Well, some of them don’t have to do that. For instance, we have experts in a lot of very esoteric kinds of designs and elements of design. I’m thinking about a guy in our engineering organization who knows a certain kind of device better than most people in the world, probably as well as virtually anyone in the world.
In the past, he might have gotten the impression that people cringed when he showed up at reviews because he was always so penetrating and precise about the use of this particular kind of device. But now we make certain to let him know that we feel a lot more comfortable when he walks away from a review than if he hasn’t been at it.
In fact, we try very hard to make sure that if there is a survey done of the use of this kind of device on any particular project, we ask him to take a look at it. I mean it doesn’t have to be a team of people that board a project. It can be just one expert.
Are you worried that the CAIB report paints too broad a picture of the problems in the agency?
Actually, I am less worried about what the CAIB Report says than I am with what some might think it says. I do worry about that. I was pleased to see that Admiral Gehman has said that if he had been asked to do an overall evaluation of NASA and the Human Space Flight Program, there would be a lot more good that he would have to say than there would be bad. The fact of the matter is: That isn’t what he was asked to do. What he was asked to do was focus on our problems.

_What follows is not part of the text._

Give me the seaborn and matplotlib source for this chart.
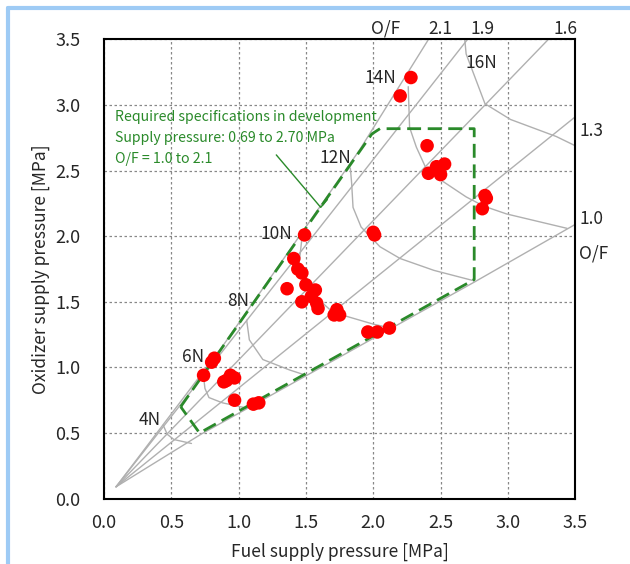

We’re not talking about abandoning something because it’s beyond hope. That isn’t the case. We’re talking about improving something that’s worth improving. The margins are too slim and the consequences are too great for us to recognize that we can do better and not do it. We need to improve. That’s what we need to be doing all the time.
What would you like to see as the legacy of your work on the “Diaz Report,” let’s say five to ten years from now? What would you like to be able to point to and say, “This is what came out of it”?
I don’t have any specific driving issue that I hope that this report will help fix. On the other hand, I would be satisfied five to ten years from now if I could look at what is going on and say, “We made a difference.”